• [Direction]: In the listing that follows, retype every line from the first through the one containing "edgecolor='white', linewidth=0.6, zorder=3)". Pictures are to be left out.

-- Start of Supplied material --

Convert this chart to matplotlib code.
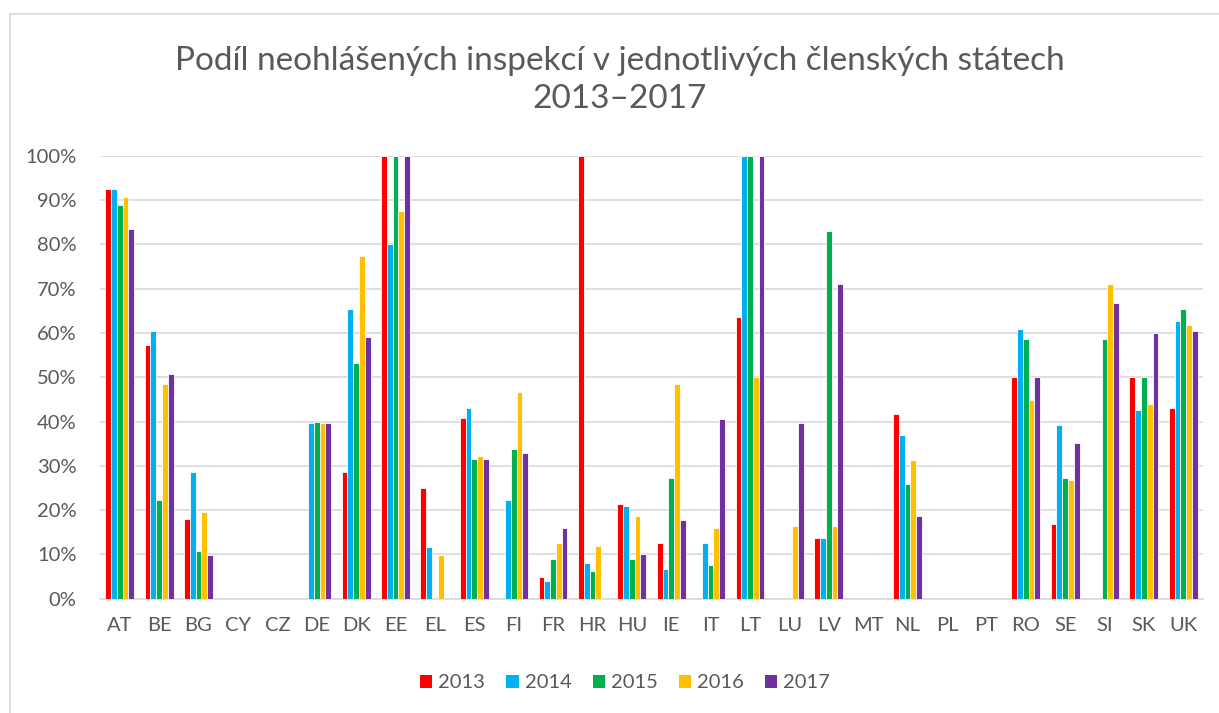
import numpy as np
import matplotlib.pyplot as plt
from matplotlib.patches import Patch
from matplotlib.lines import Line2D
from matplotlib.ticker import FuncFormatter

countries = ['AT', 'BE', 'BG', 'CY', 'CZ', 'DE', 'DK', 'EE', 'EL', 'ES', 'FI', 'FR', 'HR', 'HU',
             'IE', 'IT', 'LT', 'LU', 'LV', 'MT', 'NL', 'PL', 'PT', 'RO', 'SE', 'SI', 'SK', 'UK']
years = ['2013', '2014', '2015', '2016', '2017']

# shares in %, 0 = no bar
v2013 = [92.5, 57.3, 17.9, 0, 0, 0, 28.5, 100, 25.0, 40.9, 0, 5.0, 100, 21.4,
         12.5, 0, 63.6, 0, 13.8, 0, 41.8, 0, 0, 50.0, 16.9, 0, 50.0, 43.1]
v2014 = [92.5, 60.5, 28.5, 0, 0, 39.6, 65.3, 80.0, 11.6, 43.1, 22.3, 4.1, 8.1, 20.9,
         6.7, 12.5, 100, 0, 13.8, 0, 36.9, 0, 0, 60.9, 39.1, 0, 42.7, 62.7]
v2015 = [88.9, 22.3, 10.8, 0, 0, 40.0, 53.3, 100, 0, 31.6, 33.8, 9.0, 6.2, 9.0,
         27.2, 7.6, 100, 0, 83.1, 0, 25.8, 0, 0, 58.7, 27.2, 58.7, 50.0, 65.3]
v2016 = [90.6, 48.5, 19.6, 0, 0, 39.6, 77.4, 87.5, 9.8, 32.1, 46.7, 12.5, 12.0, 18.7,
         48.5, 16.0, 50.0, 16.5, 16.5, 0, 31.2, 0, 0, 44.9, 26.7, 71.1, 44.0, 61.8]
v2017 = [83.5, 50.7, 9.9, 0, 0, 39.6, 59.1, 100, 0, 31.6, 33.0, 16.0, 0, 10.2,
         17.8, 40.5, 100, 39.6, 71.1, 0, 18.7, 0, 0, 50.0, 35.1, 66.7, 60.0, 60.5]

series = [v2013, v2014, v2015, v2016, v2017]
colors = ['#FF0000', '#00B0F0', '#00B050', '#FFC000', '#7030A0']
grey = '#595959'

plt.rcParams['font.family'] = ['Lato', 'DejaVu Sans']

W, H = 1219, 713
fig = plt.figure(figsize=(W / 100, H / 100), dpi=100)
ax = fig.add_axes([100 / W, 1 - 598.7 / H, (1203 - 100) / W, (598.7 - 155.7) / H])

x = np.arange(len(countries))
bw = 0.147
for i in range(len(series)):
    ax.bar(x + (i - 2) * bw, series[i], width=bw, color=colors[i],
           edgecolor='white', linewidth=0.6, zorder=3)

ax.set_xlim(-0.5, len(countries) - 0.5)
ax.set_ylim(0, 100)
ax.set_yticks(np.arange(0, 101, 10))
ax.yaxis.set_major_formatter(FuncFormatter(lambda v, p: f'{v:.0f}%'))
ax.set_xticks(x, countries)
ax.grid(axis='y', color='#d9d9d9', linewidth=1.2, zorder=0)
ax.tick_params(length=0, labelsize=14.5, colors=grey)
ax.tick_params(axis='x', pad=13)
ax.tick_params(axis='y', pad=17)
for s in ['top', 'right', 'left']:
    ax.spines[s].set_visible(False)
ax.spines['bottom'].set_color('#d9d9d9')
ax.spines['bottom'].set_linewidth(1.2)

fig.text(620 / W, 1 - 80 / H, 'Podíl neohlášených inspekcí v jednotlivých členských státech\n2013–2017',
         ha='center', va='center', fontsize=24, color=grey, linespacing=1.32)

handles = [Patch(facecolor=c, edgecolor='none') for c in colors]
fig.legend(handles, years, loc='center', bbox_to_anchor=(625 / W, 1 - 683 / H), ncol=5,
           frameon=False, fontsize=14.5, labelcolor=grey, handlelength=0.6, handleheight=0.6,
           handletextpad=0.3, columnspacing=1.05)

# outer chart frame
fig.add_artist(Line2D([10 / W, 1], [1 - 14 / H, 1 - 14 / H], color='#d9d9d9', linewidth=1.2))
fig.add_artist(Line2D([10 / W, 10 / W], [0, 1 - 14 / H], color='#d9d9d9', linewidth=1.2))

fig.savefig('out.png', dpi=100)
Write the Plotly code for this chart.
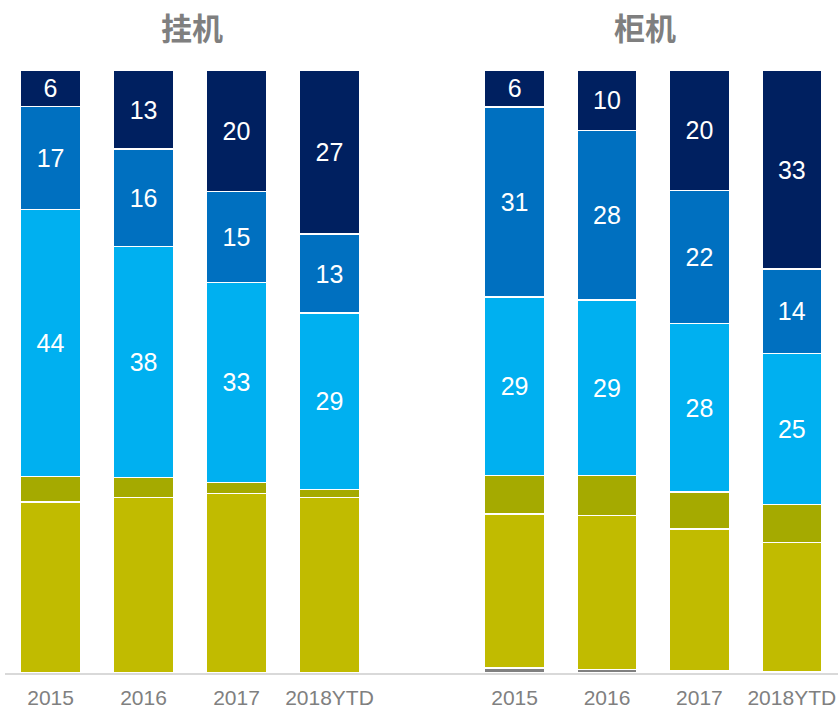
import plotly.graph_objects as go

categories = ["2015", "2016", "2017", "2018YTD"]

# 挂机 (wall-mounted)
wall_navy = [6, 13, 20, 27]
wall_mblue = [17, 16, 15, 13]
wall_lblue = [44, 38, 33, 29]
wall_olive = [4.2, 3.3, 1.8, 1.3]
wall_yellow = [28.2, 28.9, 29.6, 28.9]
wall_gray = [0, 0, 0, 0]

# 柜机 (floor-standing)
floor_navy = [6, 10, 20, 33]
floor_mblue = [31, 28, 22, 14]
floor_lblue = [29, 29, 28, 25]
floor_olive = [6.3, 6.6, 6.1, 6.3]
floor_yellow = [25.1, 25.4, 23.6, 21.4]
floor_gray = [0.8, 0.6, 0.3, 0.2]

titles = ["挂机", "柜机"]

colors = {
    "gray": "#808080",
    "yellow": "#C1BB00",
    "olive": "#A5AA00",
    "lblue": "#00B0F0",
    "mblue": "#0070C0",
    "navy": "#002060",
}

fig = go.Figure()

def add_stack(xaxis, yaxis, gray, yellow, olive, lblue, mblue, navy):
    series = [
        ("gray", gray, False),
        ("yellow", yellow, False),
        ("olive", olive, False),
        ("lblue", lblue, True),
        ("mblue", mblue, True),
        ("navy", navy, True),
    ]
    for key, vals, labeled in series:
        fig.add_trace(go.Bar(
            x=categories,
            y=vals,
            name=key,
            xaxis=xaxis,
            yaxis=yaxis,
            marker=dict(color=colors[key], line=dict(color="white", width=1.5)),
            text=[str(v) for v in vals] if labeled else None,
            textposition="inside" if labeled else "none",
            insidetextanchor="middle",
            textangle=0,
            textfont=dict(color="white", size=25, family="Liberation Sans, Arial, sans-serif"),
            showlegend=False,
            hoverinfo="x+y+name",
        ))

add_stack("x", "y", wall_gray, wall_yellow, wall_olive, wall_lblue, wall_mblue, wall_navy)
add_stack("x2", "y2", floor_gray, floor_yellow, floor_olive, floor_lblue, floor_mblue, floor_navy)

W, H = 838, 710
axis_common = dict(
    type="category",
    showline=True,
    linecolor="#D9D9D9",
    linewidth=2,
    showgrid=False,
    zeroline=False,
    ticks="",
    tickfont=dict(color="#808080", size=21, family="Liberation Sans, Arial, sans-serif"),
    ticklabelstandoff=5,
)
yaxis_common = dict(
    range=[0, 100],
    visible=False,
    showgrid=False,
    zeroline=False,
)

top, bottom = 70, 37
plot_h = H - top - bottom

def title_y(pix_from_top):
    return (H - pix_from_top - bottom) / plot_h

title_font = dict(size=31, color="#7F7F7F", family="Noto Sans CJK SC")
fig.update_layout(
    width=W,
    height=H,
    barmode="stack",
    barnorm="percent",
    bargap=0.35,
    plot_bgcolor="white",
    paper_bgcolor="white",
    margin=dict(l=0, r=0, t=top, b=bottom),
    xaxis=dict(domain=[5 / W, 376 / W], range=[-0.49, 3.5], anchor="y", **axis_common),
    xaxis2=dict(domain=[376 / W, 1.0], range=[-1.5, 3.5], anchor="y2", **axis_common),
    yaxis=dict(domain=[0, 1], anchor="x", **yaxis_common),
    yaxis2=dict(domain=[0, 1], anchor="x2", **yaxis_common),
    annotations=[
        dict(text="<b>%s</b>" % titles[0], x=192 / W, y=title_y(27), xref="paper", yref="paper",
             yanchor="middle", xanchor="center", showarrow=False,
             font=title_font),
        dict(text="<b>%s</b>" % titles[1], x=645 / W, y=title_y(27), xref="paper", yref="paper",
             yanchor="middle", xanchor="center", showarrow=False,
             font=title_font),
    ],
)

fig.write_html(
    "out.html",
    config={"displayModeBar": False},
    post_script="document.body.style.margin='0';document.body.style.overflow='hidden';",
)
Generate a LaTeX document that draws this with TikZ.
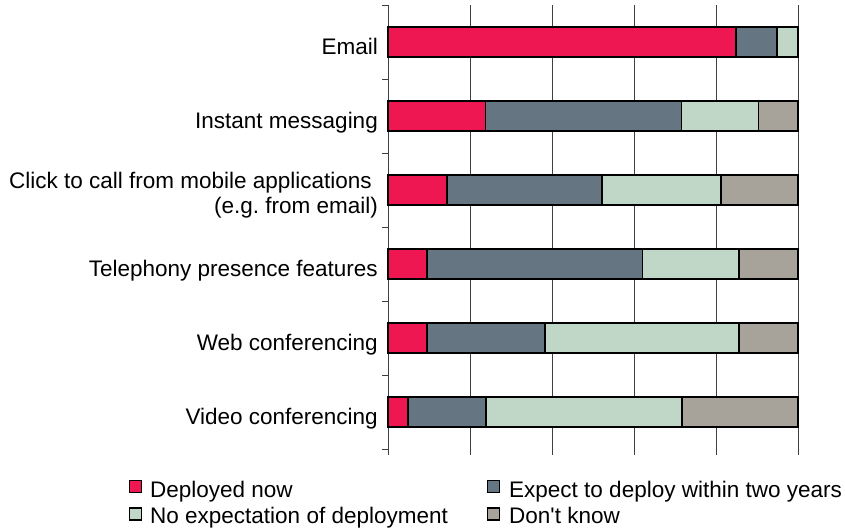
\documentclass[tikz,border=0pt]{standalone}
\usepackage{fontspec}
\setmainfont{Liberation Sans}
\usetikzlibrary{positioning}

\definecolor{deployed}{HTML}{EE1751}
\definecolor{expect}{HTML}{657682}
\definecolor{noexp}{HTML}{C0D7C8}
\definecolor{dontknow}{HTML}{A7A39B}
\definecolor{gridgray}{HTML}{404040}

\begin{document}
\begin{tikzpicture}[x=1pt, y=-1pt]
	\tikzset{bar/.style={draw=black, line width=1.3pt}, gridline/.style={draw=gridgray, line width=1pt},
		label/.style={anchor=base east, inner sep=0pt, align=right, font=\fontsize{22.5}{25}\selectfont\frenchspacing},
		key/.style={draw=black, line width=1.2pt, minimum size=12pt, inner sep=0pt},
		keytext/.style={anchor=base west, inner sep=0pt, font=\fontsize{22.5}{26}\selectfont} }
	\useasboundingbox (0,0) rectangle (845,528);
	
	% grid and axis
	\foreach \k in {0,...,5}
		\draw[gridline] (388+82*\k,5) -- (388+82*\k,455);
	\foreach \k in {0,...,6}
		\draw[gridline] (382,5+74*\k) -- (388,5+74*\k);
	
	% bars: cumulative ends of deployed / expect / no expectation
	\foreach \a/\b/\c [count=\i] in {84.9/94.9/100, 23.7/71.5/90.3, 14.4/52.2/81.2, 9.5/62.0/85.6, 9.5/38.3/85.6, 4.9/23.9/71.7} {
		\pgfmathsetmacro\yc{42+74*(\i-1)}
		\draw[bar, fill=deployed] (388,\yc-15) rectangle (388+4.1*\a,\yc+15);
		\draw[bar, fill=expect] (388+4.1*\a,\yc-15) rectangle (388+4.1*\b,\yc+15);
		\draw[bar, fill=noexp] (388+4.1*\b,\yc-15) rectangle (388+4.1*\c,\yc+15);
		\draw[bar, fill=dontknow] (388+4.1*\c,\yc-15) rectangle (798,\yc+15);
	}
	
	% category labels
	\node[label] (email) at (378,54) {Email};
	\node[label] (im) at (378,128) {Instant messaging};
	\node[label] (click) at (378,213) {Click to call from mobile applications\kern6pt\\(e.g. from email)};
	\node[label] (tel) at (378,276) {Telephony presence features};
	\node[label] (web) at (378,350) {Web conferencing};
	\node[label] (video) at (378,424) {Video conferencing};
	
	% legend
	\node[key, fill=deployed] (kdep) at (135.5,486.5) {};
	\node[key, fill=expect] (kexp) at (493.5,486.5) {};
	\node[key, fill=noexp] (knoexp) at (135.5,514) {};
	\node[key, fill=dontknow] (kdk) at (493.5,514) {};
	\node[keytext] (tdep) at (150,497) {Deployed now};
	\node[keytext] (texp) at (509,497) {Expect to deploy within two years};
	\node[keytext] (tnoexp) at (150,523) {No expectation of deployment};
	\node[keytext] (tdk) at (509,523) {Don\textquotesingle t know};
\end{tikzpicture}
\end{document}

-- End of Supplied material --

• [Completed exercise]:
Convert this chart to matplotlib code.
import numpy as np
import matplotlib.pyplot as plt
from matplotlib.patches import Patch
from matplotlib.lines import Line2D
from matplotlib.ticker import FuncFormatter

countries = ['AT', 'BE', 'BG', 'CY', 'CZ', 'DE', 'DK', 'EE', 'EL', 'ES', 'FI', 'FR', 'HR', 'HU',
             'IE', 'IT', 'LT', 'LU', 'LV', 'MT', 'NL', 'PL', 'PT', 'RO', 'SE', 'SI', 'SK', 'UK']
years = ['2013', '2014', '2015', '2016', '2017']

# shares in %, 0 = no bar
v2013 = [92.5, 57.3, 17.9, 0, 0, 0, 28.5, 100, 25.0, 40.9, 0, 5.0, 100, 21.4,
         12.5, 0, 63.6, 0, 13.8, 0, 41.8, 0, 0, 50.0, 16.9, 0, 50.0, 43.1]
v2014 = [92.5, 60.5, 28.5, 0, 0, 39.6, 65.3, 80.0, 11.6, 43.1, 22.3, 4.1, 8.1, 20.9,
         6.7, 12.5, 100, 0, 13.8, 0, 36.9, 0, 0, 60.9, 39.1, 0, 42.7, 62.7]
v2015 = [88.9, 22.3, 10.8, 0, 0, 40.0, 53.3, 100, 0, 31.6, 33.8, 9.0, 6.2, 9.0,
         27.2, 7.6, 100, 0, 83.1, 0, 25.8, 0, 0, 58.7, 27.2, 58.7, 50.0, 65.3]
v2016 = [90.6, 48.5, 19.6, 0, 0, 39.6, 77.4, 87.5, 9.8, 32.1, 46.7, 12.5, 12.0, 18.7,
         48.5, 16.0, 50.0, 16.5, 16.5, 0, 31.2, 0, 0, 44.9, 26.7, 71.1, 44.0, 61.8]
v2017 = [83.5, 50.7, 9.9, 0, 0, 39.6, 59.1, 100, 0, 31.6, 33.0, 16.0, 0, 10.2,
         17.8, 40.5, 100, 39.6, 71.1, 0, 18.7, 0, 0, 50.0, 35.1, 66.7, 60.0, 60.5]

series = [v2013, v2014, v2015, v2016, v2017]
colors = ['#FF0000', '#00B0F0', '#00B050', '#FFC000', '#7030A0']
grey = '#595959'

plt.rcParams['font.family'] = ['Lato', 'DejaVu Sans']

W, H = 1219, 713
fig = plt.figure(figsize=(W / 100, H / 100), dpi=100)
ax = fig.add_axes([100 / W, 1 - 598.7 / H, (1203 - 100) / W, (598.7 - 155.7) / H])

x = np.arange(len(countries))
bw = 0.147
for i in range(len(series)):
    ax.bar(x + (i - 2) * bw, series[i], width=bw, color=colors[i],
           edgecolor='white', linewidth=0.6, zorder=3)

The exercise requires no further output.